The clamp tightening screw is made from butter-soft Chinese steel with a swaged hex socket. As you’d expect, the hex wrench eventually (as in, after a few dozen adjustments, tops) rips the guts right out of the socket.
The screw has a M6×1.0 mm threads, but the thread around the hex recess is left-handed. While I could, in principle, print a 127 tooth change gear, rebuild the lathe’s banjo to accommodate it, then single-point a backassward M6 thread, it’s easier to just use a standard socket head cap screw:
Lathe Cutoff Tool – rebuilt screw
The clamp screw passes through the block at an angle:
Lathe Cutoff Tool – blade view
Fortunately, the screw is perpendicular to the angled side over on the left, making it easy to clamp in the Sherline’s vise:
Lathe Cutoff Tool – aligning to screw
Using the laser aligner seemed like a good idea at the time, but the top of the screw wasn’t particularly well-centered on the hole’s axis. I couldn’t screw the left-hand part (with the socket) in from the bottom and center the block near its surface, because then I couldn’t extract the screw before proceeding.
I used a diamond burr to grind out a flat for the screw head:
Lathe Cutoff Tool – clearing screw recess
The flat came from about twenty manual G2 I-2.5 full-circle passes, stepping down through the hard steel block 0.1 mm per pass, at a too-slow 4000 RPM and a too-fast 30 mm/min feed, with plenty of water squirted from one side into a shop vac snout on the other. The doodle in the background of the first picture shows a first pass at the layout, with the burr centered at X=-2.5; I actually did the grinding from X=+2.5 so most of the passes started in thin air.

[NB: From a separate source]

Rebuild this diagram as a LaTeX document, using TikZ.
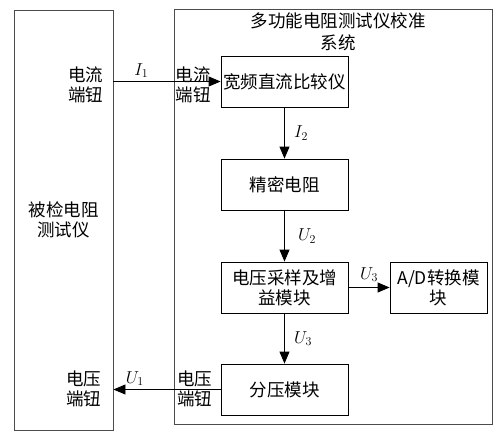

The screw head started just shy of 10 mm OD and the burr just over 5.2 mm, so the ensuing 5 mm circles created a flat barely large enough. If the flat were perfectly centered on the screw axis, I wouldn’t have had to grind out another millimeter on the left side (toward the bottom of the tool holder body), but it worked out OK:
Lathe Cutoff Tool – 6 mm SHCS test fit
The trial fitting also showed the head stuck out ever so slightly beyond the far side of the block, where it would interfere with the blade, so I turned off 0.4 mm off its OD.
If I had a 50 mm SHCS in hand, I’d have used it. Instead, I extended the threads of a 75 mm screw, then lopped off the end to the proper length. I’ll spare you the ordeal, including the moment when I reached for the cutoff tool to shorten the screw. A bag of such screws will arrive shortly, in preparation for future need.
Now the [deleted] cut-off holder works the way it should have from the beginning.